Frank Thomas Parry (14 June 1898 – 13 March 1973) was an English professional footballer who played as an outside forward. Born in Aigburth, Liverpool, he began his playing career with Everton and made 12 league appearances for the club, making his debut in the 1–2 defeat to Manchester City on 26 December 1922. During his time at Goodison Park, he was never able to replace Sam Chedgzoy as the club's first choice right-winger, and in June 1926 he joined Football League Second Division side Grimsby Town. However, despite being described as "a skilful and polished winger", Parry again struggled to break into the first team and played just one league match in the 1926–27 season.

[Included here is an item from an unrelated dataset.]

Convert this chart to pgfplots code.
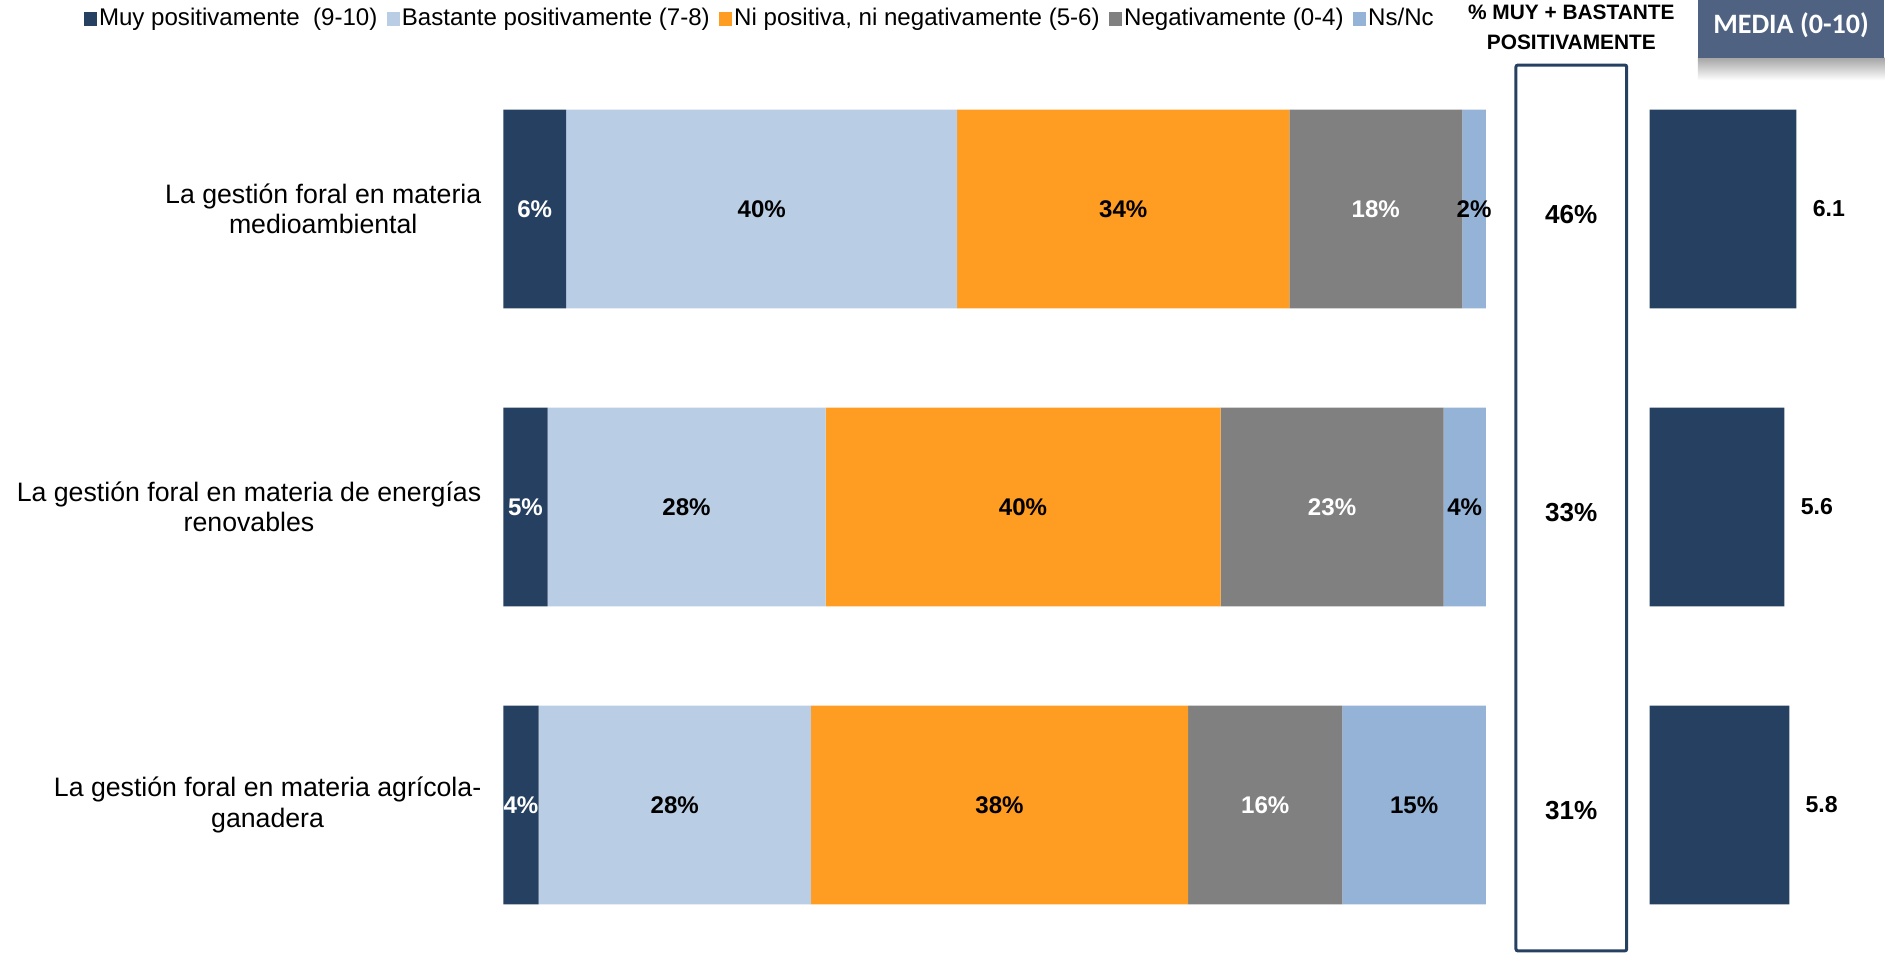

In the summer of 1927, Parry moved to Third Division North outfit Accrington Stanley and immediately found himself more involved in senior football. In just over two years with the Peel Park club, he made 81 league appearances and scored 10 goals. His form for Accrington attracted the attention of other clubs, and three months into the 1929–30 season Parry was signed by Nelson as a replacement for Gerry Kelly, who had joined Huddersfield Town. He made his debut for the club on 9 November 1929 in the goalless draw at home to Lincoln City. He retained the right wing berth for the majority of the season, missing only four matches. Parry scored his first league goal for Nelson in the 2–2 draw with Carlisle United on 25 December 1929 at Seedhill, and also netted in the return fixture at Brunton Park the following month. He left Nelson in May 1930 and subsequently moved into non-League football, signing for Felling Stanley, his last senior club, in September of the same year.

Parry was the son of Maurice Parry, who played for Liverpool and represented the Wales national football team on 14 occasions. His uncle, Tom Parry, was also a professional footballer who played for Wales and Oswestry United. Frank Parry died in Southport, Lancashire, on 13 March 1973 at the age of 74.